As soon as Emmy returns to school, I begin searching the desert beyond the boarding house. Exactly what I am looking for – the old road, a secret shack, a car full of marijuana? – I’m not sure, but every day I throw a couple of litres of water into my backpack and head south out of the town. Dozens of trails look promising, only to peter out into dead ends. I hike deep into the hills, standing on different points and staring fruitlessly at the landscape until finally, one day, I spot something. A thin chalky line in the distance cutting through the green of the scrub. A road, indisputably. I try to trace it back to where I’m standing but am thwarted by the impenetrable expanse of oak that belts the town. Still, it occurs to me that if I were to cut round the mountain at an even steeper angle, circumvent the oak altogether, then drop onto it
from above, it should be possible to follow it back to Temerosa.
On Thursday I inform Benjamín I’m going to Phoenix for the weekend. On Friday I ring Sharleen and Candy and arrange to drop Jack and Emmy off at Prestcott’s after school – having promised the children a great deal of latitude with regard to hamburger eating and television watching – then on Saturday morning I set off.
I climb steadily for the first hour, zigzagging up the side of the hill, keeping the chalky line of the road in the corner of my eye. Climbing isn’t so easy in spring as it is in winter. Plants and shrubs are sprouting everywhere and, wary of lethargic snakes and even warier of the spiky cactus cities dotted around underfoot, I keep my eyes glued to the ground, so much so that when I reach the cliff edge I nearly step straight off into the abyss. I walk along the spine of the mountain until the belt of oaks below me swings far to the right, then scramble down and set off again. I can no longer see the road, but according to the compass it should now be directly south.

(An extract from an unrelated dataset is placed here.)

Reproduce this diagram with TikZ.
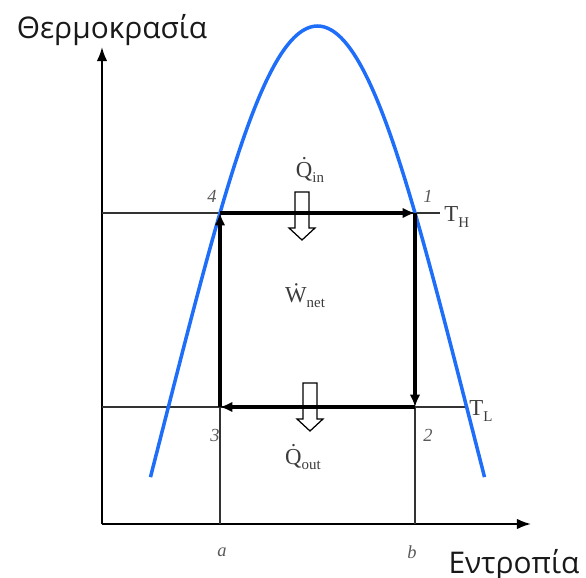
\documentclass[tikz,border=0pt]{standalone}
\usepackage{fontspec}
\setmainfont{Liberation Serif}
\newfontfamily\greekfont{Open Sans}
\usetikzlibrary{arrows.meta}
\definecolor{domeblue}{RGB}{30,110,250}
\definecolor{labelgray}{RGB}{60,60,60}

\newcommand{\lowsub}[1]{\raisebox{-0.5ex}{\fontsize{8.5}{8.5}\selectfont #1}}

\begin{document}
\begin{tikzpicture}[x=0.02cm, y=-0.02cm,
  axis/.style={-{Latex[length=8pt,width=6pt]}, line width=1.1pt},
  guide/.style={line width=0.6pt, black!80},
  process/.style={-{Latex[length=7pt,width=6pt]}, line width=2.2pt},
  dome/.style={domeblue, line width=2pt},
  qty/.style={font=\fontsize{13}{13}\selectfont, text=labelgray, inner sep=0pt},
  state/.style={font=\fontsize{10.5}{10.5}\selectfont\itshape, text=black!65, inner sep=0pt},
  axislabel/.style={font=\greekfont\fontsize{17}{17}\selectfont, text=black!90, inner sep=0pt},
  hollow/.pic={\draw[line width=0.7pt] (-7,0) -- (7,0) -- (7,36) -- (13,36) -- (0,48) -- (-13,36) -- (-7,36) -- cycle;}
]
  \useasboundingbox (0,0) rectangle (586,578);

  % axes
  \coordinate (O) at (102,524);
  \coordinate (ytip) at (102,47);
  \coordinate (xtip) at (531,524);
  \draw[axis] (O) -- (ytip);
  \draw[axis] (O) -- (xtip);
  \node[axislabel] (ylab) at (112,30) {Θερμοκρασία};
  \node[axislabel] (xlab) at (514,565) {Εντροπία};

  % cycle corners
  \coordinate (p4) at (220,213);
  \coordinate (p1) at (415,213);
  \coordinate (p2) at (415,407);
  \coordinate (p3) at (220,407);
  \coordinate (thend) at (440,213);
  \coordinate (tlend) at (465,407);
  \coordinate (thstart) at (102,213);
  \coordinate (tlstart) at (102,407);
  \coordinate (sa) at (220,524);
  \coordinate (sb) at (415,524);

  % guide lines
  \draw[guide] (thstart) -- (thend);
  \draw[guide] (tlstart) -- (tlend);
  \draw[guide] (p3) -- (sa);
  \draw[guide] (p2) -- (sb);

  % saturation dome
  \draw[dome] plot[smooth, domain=-21.24:21.24, samples=81, variable=\t]
    ({317.5+6.863*\t+1.045*(\t/10)*(\t/10)*(\t/10)*abs(\t/10)}, {26+\t*\t});

  % Carnot cycle
  \draw[process] (p4) -- (p1);
  \draw[process] (p1) -- (p2);
  \draw[process] (p2) -- (p3);
  \draw[process] (p3) -- (p4);

  % heat flows
  \pic at (302,192) {hollow};
  \pic at (310,383) {hollow};

  \node[qty] (qin) at (310,170) {\.{Q}\lowsub{in}};
  \node[qty] (wnet) at (305,296) {\.{W}\lowsub{net}};
  \node[qty] (qout) at (303,457) {\.{Q}\lowsub{out}};
  \node[qty, anchor=west] (th) at (444,217) {T\lowsub{H}};
  \node[qty, anchor=west] (tl) at (469,411) {T\lowsub{L}};

  \node[state] (s4) at (212,196) {4};
  \node[state] (s1) at (428,196) {1};
  \node[state] (s3) at (215,435) {3};
  \node[state] (s2) at (428,435) {2};
  \node[state] (la) at (222,552) {a};
  \node[state] (lb) at (412,552) {b};
\end{tikzpicture}
\end{document}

Distance is misleading. It plays tricks on you. The sun, the heat, the sheer scale of the surroundings all conspire to swindle you out of your sense of time and perspective. I had figured on reaching the road within a couple of hours, three max, but after a further hour of flat hiking, I seem to be no closer. Uneasily, I check the compass, then shake it disbelievingly. Somehow I’ve lost due south and now appear to be heading west, with no way of judging how long I’ve been off track. It’s getting hot and my backpack is rubbing against my shoulders. I stop and drink some water, shielding my eyes from the sun and for an instant, sensing that I’m being watched, check the immediate bushes, but there’s nothing out here. Just a great stretch of rock and scrub. The landscape is empty of people, apparently empty of threat, but of course that, too, is just an illusion. Even with the glitch in direction I can’t be more than a few miles off the Mexican border and where there’s a line there will be people crossing it. At any moment our paths might meet and how safe will I feel then? Still, I bolster myself with the thought that this is merely a hike. No different from any other I’ve been on over the last few months. Just because it’s a hike with intent shouldn’t make it any more dangerous. I hitch up the backpack, correct course and press on.